时颍州有个被称作月长老的人,从苏轼写给他的“今宵恨客多,污子白氎(dié)巾。后夜当独来,不须主与宾”(《赠月长老》)诗句可见,苏轼对佛门中人总怀有特别的亲近之感。其诗是写某日邀众宾客相聚时,苏轼发现月长老因人多声杂而难以与己交流,便单独再发邀请。另外,远在杭州的参寥、辩才等佛门友人,更是频通信函。

九月三十日那天,到颍州已然逾月的苏轼想起杭州僧友辩才入山已整整一年,遂动手去函,劝其“少留山中,勿便归安养”。在苏轼的佛门友人中,年过八旬的辩才“梵学精深,戒行圆洁,为二浙归重”;与苏轼刚结识时,辩才对诗文之道从不置言,某日忽然和了一首参寥寄秦少游(秦观)的诗,当苏轼读到“台阁山林本无异,想应文墨未离禅”(《和参寥寄秦少游》)句时大为惊异。此时,写信的苏轼没有料到,恰在当日,辩才于山中圆寂。不久,当苏轼得知此事后又给参寥去信,不无伤感地说道:“辩才遂化去,虽来去本无,而情钟我辈,不免凄怆也,今有奠文一首,并银二两,托为致茶果一奠之。”
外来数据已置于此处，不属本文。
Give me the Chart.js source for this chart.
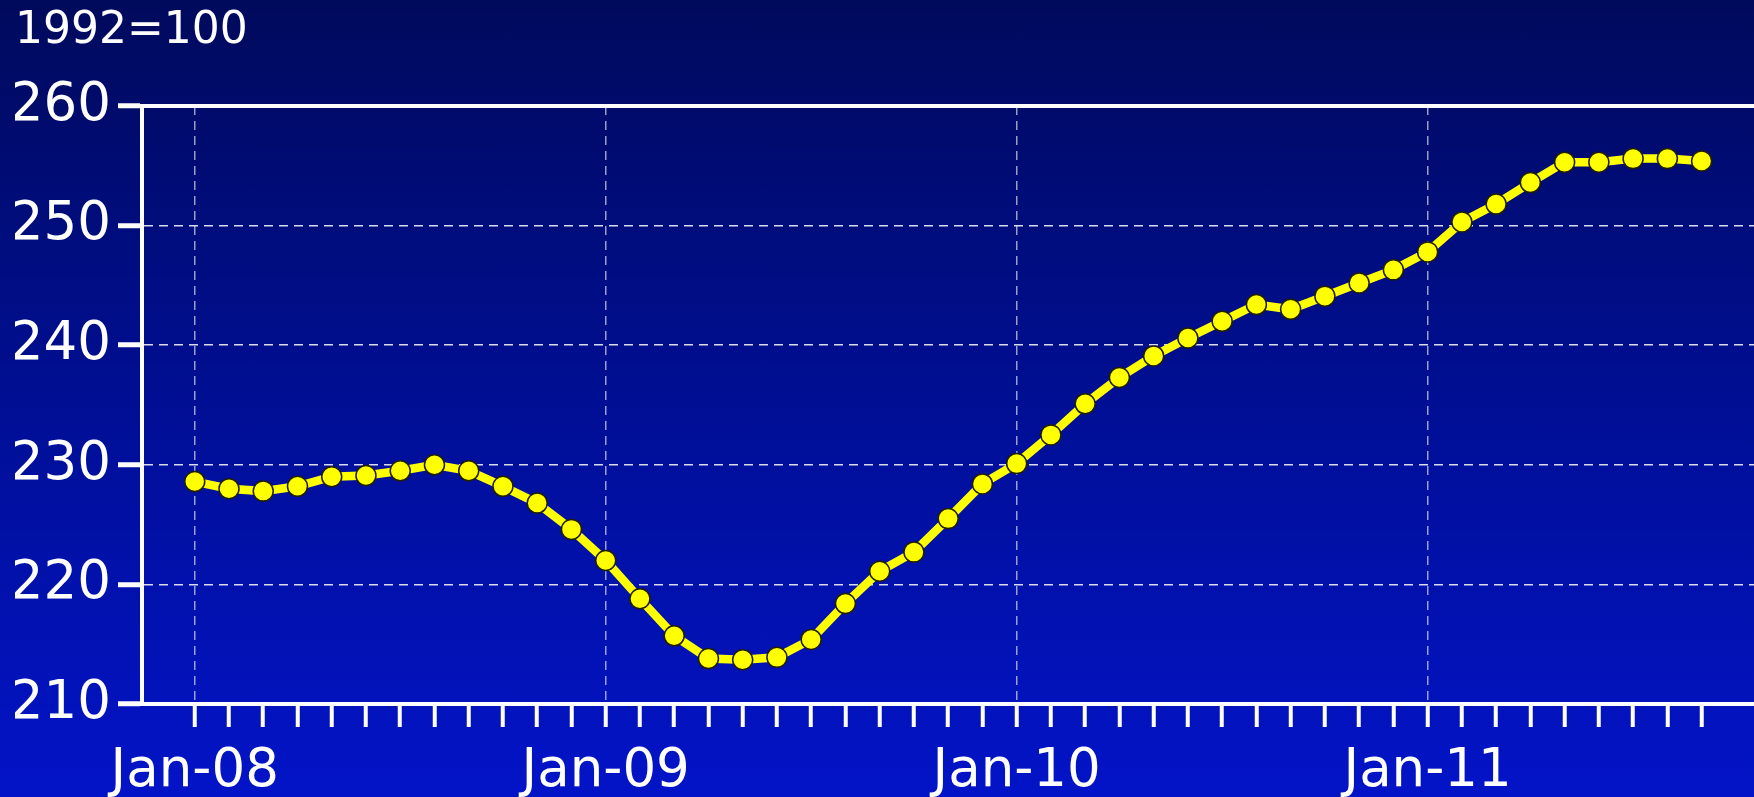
<!DOCTYPE html>
<html lang="en">

<head>
    <meta charset="UTF-8">
    <title>House price index 1992=100</title>
    <script src="https://cdn.jsdelivr.net/npm/chart.js"></script>
    <style>
        * {
            margin: 0;
            padding: 0;
            box-sizing: border-box;
        }

        body {
            width: 1754px;
            height: 797px;
            overflow: hidden;
            background: linear-gradient(to bottom, #000a5c 0%, #000e8e 45%, #0314c8 100%);
        }

        .chart-box {
            position: relative;
            width: 1754px;
            height: 797px;
        }
    </style>
</head>

<body>
    <div class="chart-box">
        <canvas id="indexChart"></canvas>
    </div>

    <script>
        // monthly categories, Jan-08 .. Sep-11
        const months = [
            'Jan-08', 'Feb-08', 'Mar-08', 'Apr-08', 'May-08', 'Jun-08', 'Jul-08', 'Aug-08', 'Sep-08', 'Oct-08', 'Nov-08', 'Dec-08',
            'Jan-09', 'Feb-09', 'Mar-09', 'Apr-09', 'May-09', 'Jun-09', 'Jul-09', 'Aug-09', 'Sep-09', 'Oct-09', 'Nov-09', 'Dec-09',
            'Jan-10', 'Feb-10', 'Mar-10', 'Apr-10', 'May-10', 'Jun-10', 'Jul-10', 'Aug-10', 'Sep-10', 'Oct-10', 'Nov-10', 'Dec-10',
            'Jan-11', 'Feb-11', 'Mar-11', 'Apr-11', 'May-11', 'Jun-11', 'Jul-11', 'Aug-11', 'Sep-11'
        ];

        const indexValues = [
            228.6, 228.0, 227.8, 228.2, 229.0, 229.1, 229.5, 230.0, 229.5, 228.2, 226.8, 224.6,
            222.0, 218.8, 215.7, 213.8, 213.7, 213.9, 215.4, 218.4, 221.1, 222.7, 225.5, 228.4,
            230.1, 232.5, 235.1, 237.3, 239.1, 240.6, 242.0, 243.4, 243.0, 244.1, 245.2, 246.3,
            247.8, 250.3, 251.8, 253.6, 255.3, 255.3, 255.6, 255.6, 255.4
        ];

        const labelledMonths = ['Jan-08', 'Jan-09', 'Jan-10', 'Jan-11'];
        const yTicks = [210, 220, 230, 240, 250, 260];

        const fontFamily = "'DejaVu Sans', sans-serif";

        // solid white line along the top of the plot (260 level)
        const topBorder = {
            id: 'topBorder',
            afterDraw(chart) {
                const y = chart.scales.y;
                const ctx = chart.ctx;
                const py = y.getPixelForValue(y.max);
                ctx.save();
                ctx.strokeStyle = '#ffffff';
                ctx.lineWidth = 4;
                ctx.beginPath();
                ctx.moveTo(chart.chartArea.left - 24, py);
                ctx.lineTo(chart.chartArea.right, py);
                ctx.stroke();
                ctx.restore();
            }
        };

        const ctx = document.getElementById('indexChart').getContext('2d');
        const indexChart = new Chart(ctx, {
            type: 'line',
            data: {
                datasets: [{
                    label: '1992=100',
                    data: indexValues.map((v, i) => ({ x: i, y: v })),
                    borderColor: '#ffff00',
                    borderWidth: 8.5,
                    tension: 0,
                    pointRadius: 10,
                    pointBackgroundColor: '#ffff00',
                    pointBorderColor: '#202000',
                    pointBorderWidth: 1.5
                }]
            },
            options: {
                responsive: true,
                maintainAspectRatio: false,
                animation: false,
                layout: {
                    autoPadding: false,
                    padding: { left: 15, right: 0, top: 0, bottom: 0 }
                },
                plugins: {
                    legend: { display: false },
                    tooltip: { enabled: false },
                    title: {
                        display: true,
                        text: '1992=100',
                        align: 'start',
                        color: '#ffffff',
                        font: { family: fontFamily, size: 44, weight: 'normal' },
                        padding: { top: 5.6, bottom: 47.6 }
                    }
                },
                scales: {
                    x: {
                        type: 'linear',
                        min: -1.54,
                        max: 45.53,
                        afterBuildTicks: (scale) => {
                            scale.ticks = months.map((m, i) => ({ value: i }));
                        },
                        afterFit: (scale) => {
                            scale.height = 93;
                        },
                        ticks: {
                            autoSkip: false,
                            maxRotation: 0,
                            color: '#ffffff',
                            padding: 13,
                            font: { family: fontFamily, size: 53 },
                            callback: (value) => labelledMonths.includes(months[value]) ? months[value] : ''
                        },
                        grid: {
                            drawOnChartArea: true,
                            color: (c) => (c.tick && labelledMonths.includes(months[c.tick.value])) ? 'rgba(255,255,255,0.6)' : 'rgba(0,0,0,0)',
                            lineWidth: 1.5,
                            tickColor: '#ffffff',
                            tickWidth: 4,
                            tickLength: 23
                        },
                        border: {
                            display: true,
                            color: '#ffffff',
                            width: 4,
                            dash: [9, 6]
                        }
                    },
                    y: {
                        min: 210,
                        max: 260,
                        afterBuildTicks: (scale) => {
                            scale.ticks = yTicks.map(v => ({ value: v }));
                        },
                        afterFit: (scale) => {
                            scale.width = 127;
                        },
                        ticks: {
                            color: '#ffffff',
                            padding: 7,
                            font: { family: fontFamily, size: 53 }
                        },
                        grid: {
                            color: 'rgba(255,255,255,0.85)',
                            lineWidth: 1.5,
                            tickColor: '#ffffff',
                            tickWidth: 5,
                            tickLength: 24
                        },
                        border: {
                            display: true,
                            color: '#ffffff',
                            width: 4,
                            dash: [9, 6]
                        }
                    }
                }
            },
            plugins: [topBorder]
        });
    </script>
</body>

</html>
辩才圆寂,对苏轼颇有触动。此时,苏轼对佛学虽多有接触,其性格也与佛学的出世精神相近,但他终究是红尘中人,执念难放。一个来月,苏轼游山玩水,与陈师道、赵令畤以及欧阳兄弟日相唱和,竟写了五六十首诗,堪为其毕生创作的一个高潮。不过,即便苏轼这些诗中不无“书窗拾轻煤,佛帐扫余馥”(《欧阳季默以油烟墨二丸见饷各长寸许戏作小诗》)之句,但他自己就真能如佛家那样做到出世吗?